Work to be completed: Without including the pictures, copy out every line below.
■ ■ ■
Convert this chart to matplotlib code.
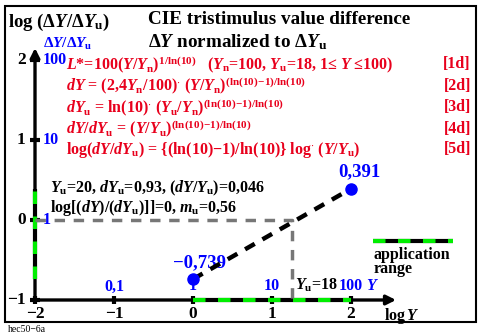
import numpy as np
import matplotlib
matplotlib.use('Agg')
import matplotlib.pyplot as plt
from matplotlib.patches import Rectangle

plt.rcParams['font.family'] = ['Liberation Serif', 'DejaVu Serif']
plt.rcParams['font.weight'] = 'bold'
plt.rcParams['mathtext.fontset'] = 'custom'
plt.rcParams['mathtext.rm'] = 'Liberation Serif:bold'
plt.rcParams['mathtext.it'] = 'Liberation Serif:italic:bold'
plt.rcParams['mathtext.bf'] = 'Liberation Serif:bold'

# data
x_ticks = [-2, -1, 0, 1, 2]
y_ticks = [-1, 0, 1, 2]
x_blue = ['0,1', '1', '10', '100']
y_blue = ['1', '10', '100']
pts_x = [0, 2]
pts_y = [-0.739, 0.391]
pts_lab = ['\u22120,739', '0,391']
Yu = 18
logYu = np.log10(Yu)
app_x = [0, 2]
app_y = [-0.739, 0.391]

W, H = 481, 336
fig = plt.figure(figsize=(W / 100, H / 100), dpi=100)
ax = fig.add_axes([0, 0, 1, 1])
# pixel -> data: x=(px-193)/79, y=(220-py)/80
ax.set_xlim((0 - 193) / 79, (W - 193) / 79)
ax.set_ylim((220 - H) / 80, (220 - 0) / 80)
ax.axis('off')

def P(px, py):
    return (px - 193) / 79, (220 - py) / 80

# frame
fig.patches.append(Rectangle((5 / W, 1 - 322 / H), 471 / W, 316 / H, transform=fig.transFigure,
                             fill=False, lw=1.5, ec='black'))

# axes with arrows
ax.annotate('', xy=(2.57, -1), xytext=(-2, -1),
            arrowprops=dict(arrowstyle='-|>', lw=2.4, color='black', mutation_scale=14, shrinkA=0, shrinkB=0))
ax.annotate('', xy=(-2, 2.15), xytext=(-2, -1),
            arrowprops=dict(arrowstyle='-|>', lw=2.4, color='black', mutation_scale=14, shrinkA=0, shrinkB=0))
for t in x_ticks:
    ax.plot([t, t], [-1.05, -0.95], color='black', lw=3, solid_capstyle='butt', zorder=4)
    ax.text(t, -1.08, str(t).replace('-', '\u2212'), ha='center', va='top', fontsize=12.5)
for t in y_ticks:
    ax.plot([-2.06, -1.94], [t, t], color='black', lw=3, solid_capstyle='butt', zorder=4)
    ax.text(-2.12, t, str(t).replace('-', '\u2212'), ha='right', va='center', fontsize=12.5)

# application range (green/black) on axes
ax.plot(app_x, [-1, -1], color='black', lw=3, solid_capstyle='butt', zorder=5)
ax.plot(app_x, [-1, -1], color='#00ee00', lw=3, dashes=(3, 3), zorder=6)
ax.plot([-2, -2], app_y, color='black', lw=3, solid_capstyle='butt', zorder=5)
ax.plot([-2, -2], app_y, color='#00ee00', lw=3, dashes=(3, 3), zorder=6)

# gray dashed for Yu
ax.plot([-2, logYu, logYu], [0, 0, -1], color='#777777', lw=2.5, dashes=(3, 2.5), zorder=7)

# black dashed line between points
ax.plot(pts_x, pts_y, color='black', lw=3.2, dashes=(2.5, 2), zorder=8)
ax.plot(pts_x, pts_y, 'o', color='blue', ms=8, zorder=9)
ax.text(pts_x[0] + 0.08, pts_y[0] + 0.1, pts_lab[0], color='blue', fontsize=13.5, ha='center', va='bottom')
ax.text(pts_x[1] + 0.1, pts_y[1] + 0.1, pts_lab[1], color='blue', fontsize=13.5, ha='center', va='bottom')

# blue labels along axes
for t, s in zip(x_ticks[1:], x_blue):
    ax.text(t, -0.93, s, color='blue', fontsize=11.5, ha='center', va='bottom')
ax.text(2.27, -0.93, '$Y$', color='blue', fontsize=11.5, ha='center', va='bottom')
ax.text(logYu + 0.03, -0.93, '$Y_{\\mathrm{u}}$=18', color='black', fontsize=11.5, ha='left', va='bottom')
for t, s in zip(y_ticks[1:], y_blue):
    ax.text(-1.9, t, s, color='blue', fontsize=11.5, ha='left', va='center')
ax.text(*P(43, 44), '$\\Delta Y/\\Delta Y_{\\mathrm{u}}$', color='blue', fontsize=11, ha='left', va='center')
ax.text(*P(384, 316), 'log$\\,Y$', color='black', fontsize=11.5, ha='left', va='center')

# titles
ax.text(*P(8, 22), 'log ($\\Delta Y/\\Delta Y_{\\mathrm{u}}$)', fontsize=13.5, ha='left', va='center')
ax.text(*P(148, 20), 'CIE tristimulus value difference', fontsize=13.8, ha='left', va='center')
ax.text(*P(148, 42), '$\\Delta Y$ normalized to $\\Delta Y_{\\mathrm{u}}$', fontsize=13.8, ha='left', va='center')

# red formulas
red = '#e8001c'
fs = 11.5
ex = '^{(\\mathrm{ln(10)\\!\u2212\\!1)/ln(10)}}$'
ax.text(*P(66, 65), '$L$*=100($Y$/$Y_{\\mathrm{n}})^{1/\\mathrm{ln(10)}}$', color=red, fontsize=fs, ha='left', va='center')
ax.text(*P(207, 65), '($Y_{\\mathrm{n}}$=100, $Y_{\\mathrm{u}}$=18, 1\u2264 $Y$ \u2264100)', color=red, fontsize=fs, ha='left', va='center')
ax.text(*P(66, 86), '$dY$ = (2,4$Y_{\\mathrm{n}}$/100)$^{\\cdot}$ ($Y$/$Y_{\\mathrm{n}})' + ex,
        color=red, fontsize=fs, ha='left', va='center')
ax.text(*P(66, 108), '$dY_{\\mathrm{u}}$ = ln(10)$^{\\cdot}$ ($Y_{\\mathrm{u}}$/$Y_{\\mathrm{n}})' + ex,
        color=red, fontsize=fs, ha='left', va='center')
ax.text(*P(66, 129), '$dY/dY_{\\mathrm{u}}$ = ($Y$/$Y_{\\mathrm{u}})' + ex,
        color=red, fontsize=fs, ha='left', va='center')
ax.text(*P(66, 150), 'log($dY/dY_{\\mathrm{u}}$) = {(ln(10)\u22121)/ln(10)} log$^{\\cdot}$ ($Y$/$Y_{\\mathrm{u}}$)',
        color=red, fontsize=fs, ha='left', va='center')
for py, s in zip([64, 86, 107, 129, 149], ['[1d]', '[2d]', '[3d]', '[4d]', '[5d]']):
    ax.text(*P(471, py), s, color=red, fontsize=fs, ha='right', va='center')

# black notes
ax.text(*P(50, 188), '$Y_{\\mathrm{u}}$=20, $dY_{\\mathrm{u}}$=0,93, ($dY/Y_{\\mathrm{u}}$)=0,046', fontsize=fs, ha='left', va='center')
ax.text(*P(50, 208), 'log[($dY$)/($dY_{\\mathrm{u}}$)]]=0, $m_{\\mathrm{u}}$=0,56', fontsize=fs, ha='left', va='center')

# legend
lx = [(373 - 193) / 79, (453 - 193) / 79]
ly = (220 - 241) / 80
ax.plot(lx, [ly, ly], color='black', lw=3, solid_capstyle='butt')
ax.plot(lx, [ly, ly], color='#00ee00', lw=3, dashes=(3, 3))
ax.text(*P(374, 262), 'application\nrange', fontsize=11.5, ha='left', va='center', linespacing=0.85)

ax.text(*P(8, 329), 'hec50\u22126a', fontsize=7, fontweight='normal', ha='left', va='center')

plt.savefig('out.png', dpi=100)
■ ■ ■
Exercise result:
Convert this chart to matplotlib code.
import numpy as np
import matplotlib
matplotlib.use('Agg')
import matplotlib.pyplot as plt
from matplotlib.patches import Rectangle

plt.rcParams['font.family'] = ['Liberation Serif', 'DejaVu Serif']
plt.rcParams['font.weight'] = 'bold'
plt.rcParams['mathtext.fontset'] = 'custom'
plt.rcParams['mathtext.rm'] = 'Liberation Serif:bold'
plt.rcParams['mathtext.it'] = 'Liberation Serif:italic:bold'
plt.rcParams['mathtext.bf'] = 'Liberation Serif:bold'

# data
x_ticks = [-2, -1, 0, 1, 2]
y_ticks = [-1, 0, 1, 2]
x_blue = ['0,1', '1', '10', '100']
y_blue = ['1', '10', '100']
pts_x = [0, 2]
pts_y = [-0.739, 0.391]
pts_lab = ['\u22120,739', '0,391']
Yu = 18
logYu = np.log10(Yu)
app_x = [0, 2]
app_y = [-0.739, 0.391]

W, H = 481, 336
fig = plt.figure(figsize=(W / 100, H / 100), dpi=100)
ax = fig.add_axes([0, 0, 1, 1])
# pixel -> data: x=(px-193)/79, y=(220-py)/80
ax.set_xlim((0 - 193) / 79, (W - 193) / 79)
ax.set_ylim((220 - H) / 80, (220 - 0) / 80)
ax.axis('off')

def P(px, py):
    return (px - 193) / 79, (220 - py) / 80

# frame
fig.patches.append(Rectangle((5 / W, 1 - 322 / H), 471 / W, 316 / H, transform=fig.transFigure,
                             fill=False, lw=1.5, ec='black'))

# axes with arrows
ax.annotate('', xy=(2.57, -1), xytext=(-2, -1),
            arrowprops=dict(arrowstyle='-|>', lw=2.4, color='black', mutation_scale=14, shrinkA=0, shrinkB=0))
ax.annotate('', xy=(-2, 2.15), xytext=(-2, -1),
            arrowprops=dict(arrowstyle='-|>', lw=2.4, color='black', mutation_scale=14, shrinkA=0, shrinkB=0))
for t in x_ticks:
    ax.plot([t, t], [-1.05, -0.95], color='black', lw=3, solid_capstyle='butt', zorder=4)
    ax.text(t, -1.08, str(t).replace('-', '\u2212'), ha='center', va='top', fontsize=12.5)
for t in y_ticks:
    ax.plot([-2.06, -1.94], [t, t], color='black', lw=3, solid_capstyle='butt', zorder=4)
    ax.text(-2.12, t, str(t).replace('-', '\u2212'), ha='right', va='center', fontsize=12.5)

# application range (green/black) on axes
ax.plot(app_x, [-1, -1], color='black', lw=3, solid_capstyle='butt', zorder=5)
ax.plot(app_x, [-1, -1], color='#00ee00', lw=3, dashes=(3, 3), zorder=6)
ax.plot([-2, -2], app_y, color='black', lw=3, solid_capstyle='butt', zorder=5)
ax.plot([-2, -2], app_y, color='#00ee00', lw=3, dashes=(3, 3), zorder=6)

# gray dashed for Yu
ax.plot([-2, logYu, logYu], [0, 0, -1], color='#777777', lw=2.5, dashes=(3, 2.5), zorder=7)

# black dashed line between points
ax.plot(pts_x, pts_y, color='black', lw=3.2, dashes=(2.5, 2), zorder=8)
ax.plot(pts_x, pts_y, 'o', color='blue', ms=8, zorder=9)
ax.text(pts_x[0] + 0.08, pts_y[0] + 0.1, pts_lab[0], color='blue', fontsize=13.5, ha='center', va='bottom')
ax.text(pts_x[1] + 0.1, pts_y[1] + 0.1, pts_lab[1], color='blue', fontsize=13.5, ha='center', va='bottom')

# blue labels along axes
for t, s in zip(x_ticks[1:], x_blue):
    ax.text(t, -0.93, s, color='blue', fontsize=11.5, ha='center', va='bottom')
ax.text(2.27, -0.93, '$Y$', color='blue', fontsize=11.5, ha='center', va='bottom')
ax.text(logYu + 0.03, -0.93, '$Y_{\\mathrm{u}}$=18', color='black', fontsize=11.5, ha='left', va='bottom')
for t, s in zip(y_ticks[1:], y_blue):
    ax.text(-1.9, t, s, color='blue', fontsize=11.5, ha='left', va='center')
ax.text(*P(43, 44), '$\\Delta Y/\\Delta Y_{\\mathrm{u}}$', color='blue', fontsize=11, ha='left', va='center')
ax.text(*P(384, 316), 'log$\\,Y$', color='black', fontsize=11.5, ha='left', va='center')

# titles
ax.text(*P(8, 22), 'log ($\\Delta Y/\\Delta Y_{\\mathrm{u}}$)', fontsize=13.5, ha='left', va='center')
ax.text(*P(148, 20), 'CIE tristimulus value difference', fontsize=13.8, ha='left', va='center')
ax.text(*P(148, 42), '$\\Delta Y$ normalized to $\\Delta Y_{\\mathrm{u}}$', fontsize=13.8, ha='left', va='center')

# red formulas
red = '#e8001c'
fs = 11.5
ex = '^{(\\mathrm{ln(10)\\!\u2212\\!1)/ln(10)}}$'
ax.text(*P(66, 65), '$L$*=100($Y$/$Y_{\\mathrm{n}})^{1/\\mathrm{ln(10)}}$', color=red, fontsize=fs, ha='left', va='center')
ax.text(*P(207, 65), '($Y_{\\mathrm{n}}$=100, $Y_{\\mathrm{u}}$=18, 1\u2264 $Y$ \u2264100)', color=red, fontsize=fs, ha='left', va='center')
ax.text(*P(66, 86), '$dY$ = (2,4$Y_{\\mathrm{n}}$/100)$^{\\cdot}$ ($Y$/$Y_{\\mathrm{n}})' + ex,
        color=red, fontsize=fs, ha='left', va='center')
ax.text(*P(66, 108), '$dY_{\\mathrm{u}}$ = ln(10)$^{\\cdot}$ ($Y_{\\mathrm{u}}$/$Y_{\\mathrm{n}})' + ex,
        color=red, fontsize=fs, ha='left', va='center')
ax.text(*P(66, 129), '$dY/dY_{\\mathrm{u}}$ = ($Y$/$Y_{\\mathrm{u}})' + ex,
        color=red, fontsize=fs, ha='left', va='center')
ax.text(*P(66, 150), 'log($dY/dY_{\\mathrm{u}}$) = {(ln(10)\u22121)/ln(10)} log$^{\\cdot}$ ($Y$/$Y_{\\mathrm{u}}$)',
        color=red, fontsize=fs, ha='left', va='center')
for py, s in zip([64, 86, 107, 129, 149], ['[1d]', '[2d]', '[3d]', '[4d]', '[5d]']):
    ax.text(*P(471, py), s, color=red, fontsize=fs, ha='right', va='center')

# black notes
ax.text(*P(50, 188), '$Y_{\\mathrm{u}}$=20, $dY_{\\mathrm{u}}$=0,93, ($dY/Y_{\\mathrm{u}}$)=0,046', fontsize=fs, ha='left', va='center')
ax.text(*P(50, 208), 'log[($dY$)/($dY_{\\mathrm{u}}$)]]=0, $m_{\\mathrm{u}}$=0,56', fontsize=fs, ha='left', va='center')

# legend
lx = [(373 - 193) / 79, (453 - 193) / 79]
ly = (220 - 241) / 80
ax.plot(lx, [ly, ly], color='black', lw=3, solid_capstyle='butt')
ax.plot(lx, [ly, ly], color='#00ee00', lw=3, dashes=(3, 3))
ax.text(*P(374, 262), 'application\nrange', fontsize=11.5, ha='left', va='center', linespacing=0.85)

ax.text(*P(8, 329), 'hec50\u22126a', fontsize=7, fontweight='normal', ha='left', va='center')

plt.savefig('out.png', dpi=100)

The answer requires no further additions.